How God Became Jesus
I’m heading to San Diego to attend the Annual Society of Biblical Literature meeting. I’m meeting with former and future publishers, scholars, and a variety of former students. One of my duties while there is to preside over a session of a program unit called The Extent of Theological Diversity in Earliest Christianity. The session will offer a panel review of Bart Ehrman’s new book, How Jesus Became God: The Exaltation of a Jewish Preacher from Galilee. The title and subtitle tells you the essential story; Ehrman suggests that Jesus was understood first as Jewish itinerant teacher from Galilee; only later did his disciples claim he is divine. How much time goes by he does not say, but apparently he thinks in some circles it happened early even though it took centuries for the language to be worked out in church councils. Accordingly, Jesus didn’t regard himself as divine in any sense, nor did his earliest disciples. Jesus was, in fact, an apocalyptic prophet who announced the end of the current evil age. He did believe and describe himself as the coming king of God’s future reign, the Messiah of God. Once the disciples came to believe that Jesus had conquered death and was exalted to God’s right hand, they came to hold to his divinity. It is an important new book, some say his most significant book to date.

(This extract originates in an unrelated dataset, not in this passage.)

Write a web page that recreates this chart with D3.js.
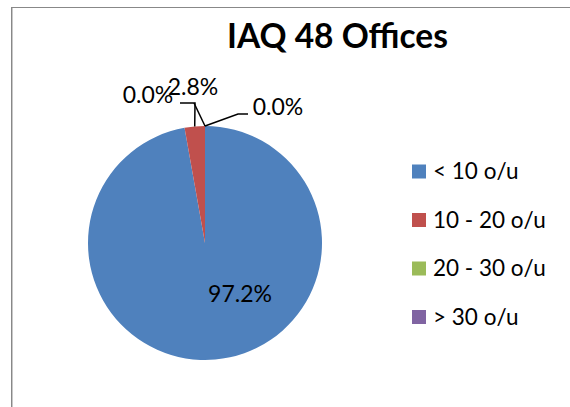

The book is published by HarperOne, an imprint of Harper Collins. Interestingly, when Bart’s book was being prepared, someone got the idea to commission a group of other scholars to respond to the book. This happened at Zondervan, which is now part of the Christian Publishing Group of . . . yep, Harper Collins. Nice stroke. Both ways, they win. “Heads, I win. Tails, you lose.” So editors at Zondervan appointed Michael F. Bird of Ridley College in Melbourne, Australia to edit the book, and he assembled an impressive group of internationally recognized scholars to answer various aspects of Bart’s book. Their book is entitled How God Became Jesus The Real Origins of Belief in Jesus’ Divine Nature. On the cover it also says it is “a response to Bart D. Ehrman.” The scholars Bird assembled include: Craig Evans, Simon Gathercole, Charles Hill, Chris Tilling. Each scholar takes on a different challenge. For example, Craig Evans addresses the question of burial practices at the time of Jesus. Ehrman claims Jesus was not buried; instead, in keeping with what happened with other crucified persons, Jesus’ corpse became food for scavengers. If there was no burial, there could be no empty tomb, so those traditions must have been invented by early Christians convinced Jesus somehow conquered death. Professor Evans presents evidence that crucified people were occasionally buried and makes the further claim that Jesus must have been one of them. This is the way it goes. Point. Counterpoint.
Both books make an important contribution to the study of early Christianity, in particular how early Jesus’ followers came to regard him as divine. In the history of the west and of the Christian church this may well be one of its most significant chapters.